EDITORIAL: Will Bennet, Hick help reopen our government?
Now that the nation’s largest labor union for federal employees — a bastion of Democratic Party support — is calling on U.S. Senate Democrats to end the federal government shutdown, will the lawmakers listen?
And will Colorado’s own Democratic U.S. Sens. Michael Bennet and John Hickenlooper heed the union’s appeal to their party this week to reopen government so Uncle Sam can get back to work?
We urge our senators to do so.
Only five Senate Democrats are needed to cross over and vote with majority Republicans — it takes a total of 60 votes — to end a Democratic filibuster that is keeping the federal government closed. Colorado’s two senators could make a big difference.
Many essential federal functions have been on hold too long already, with wide-ranging services idled or limited — and federal employees going unpaid. From running national parks to processing small-business loans, operations are largely stalled. Environmental inspections by federal regulators are being delayed. Benefits verification and card issuance for Social Security and Medicare have been halted. Proceedings in immigration courts are suspended. At airports, air traffic controllers and Transportation Security Administration agents, though still at work, aren’t getting paid, and some aren’t reporting for duty — so air travel is strained.
The list goes on.
One urgent concern is Saturday’s looming deadline for stopping federal SNAP payments providing food assistance to low-income households.
On Monday, American Federation of Government Employees President Everett Kelley issued a statement calling on senators to pass a short-term spending measure to resume federal operations immediately. That means Senate Democrats would have to back off their game of chicken with ruling congressional Republicans as well as the Trump administration over longer-term spending issues.
“Both political parties have made their point, and still there is no clear end in sight,” the union chief wrote, as first reported by NBC News. “It’s time to pass a clean continuing resolution and end this shutdown today. No half measures, and no gamesmanship.”
AFGE’s 820,000 members are hard pressed to cover even their basic living expenses.
“…When the folks who serve this country are standing in line for food banks after missing a second paycheck because of this shutdown, they aren’t looking for partisan spin,” Kelley said. “They’re looking for the wages they earned.

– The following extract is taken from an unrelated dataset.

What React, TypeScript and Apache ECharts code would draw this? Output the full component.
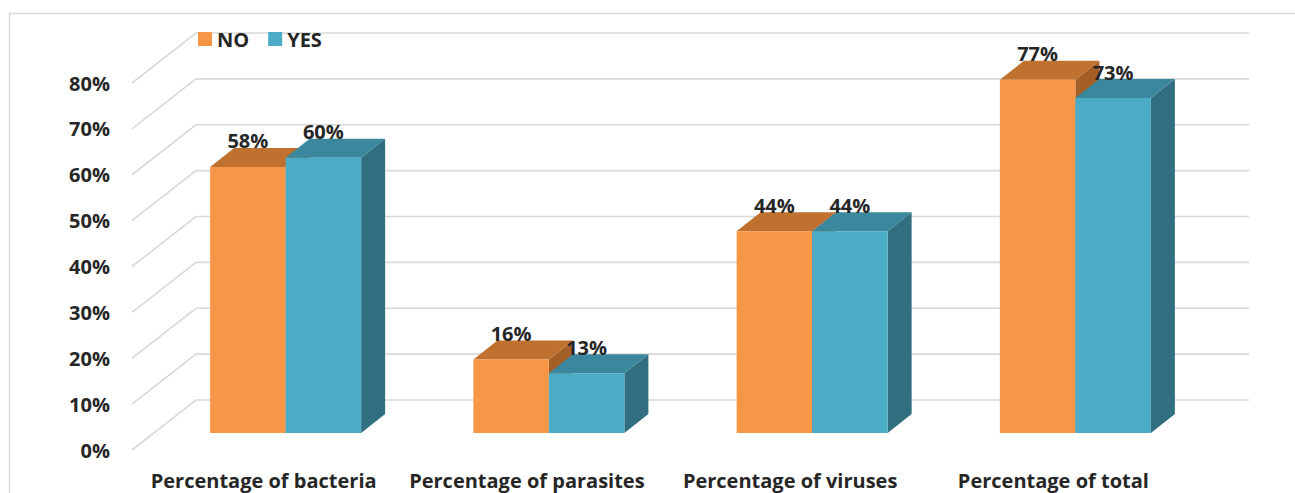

The fact that they’re being cheated out of it is a national disgrace.”
And yet, on Tuesday, Bennet, Hickenlooper and almost all their fellow Senate Democrats voted once again against reopening, for the 13th time since the federal shutdown began Oct. 1.
Their partisan supporters in elected office around the country are employing assorted diversionary tactics to take the heat off Senate Democrats for keeping the government closed. This week, for example, Colorado’s Democratic attorney general joined a lawsuit by fellow Democratic AGs in other states against the Trump administration, in a purported attempt to make it keep sending SNAP payments once funding runs out at week’s end.
Such political theatrics may score points for the next election — or may backfire — but in any event won’t reopen the government. That requires five Democratic senators to set aside the partisan grudge match long enough to cross the aisle and vote with the GOP majority.
Bennet and Hickenlooper could lead the way. They would be doing a great service to Colorado’s 55,000-plus federal employees as well as the countless Coloradans and other Americans who do business with the federal government every day — and are standing outside the front door, waiting for it to open.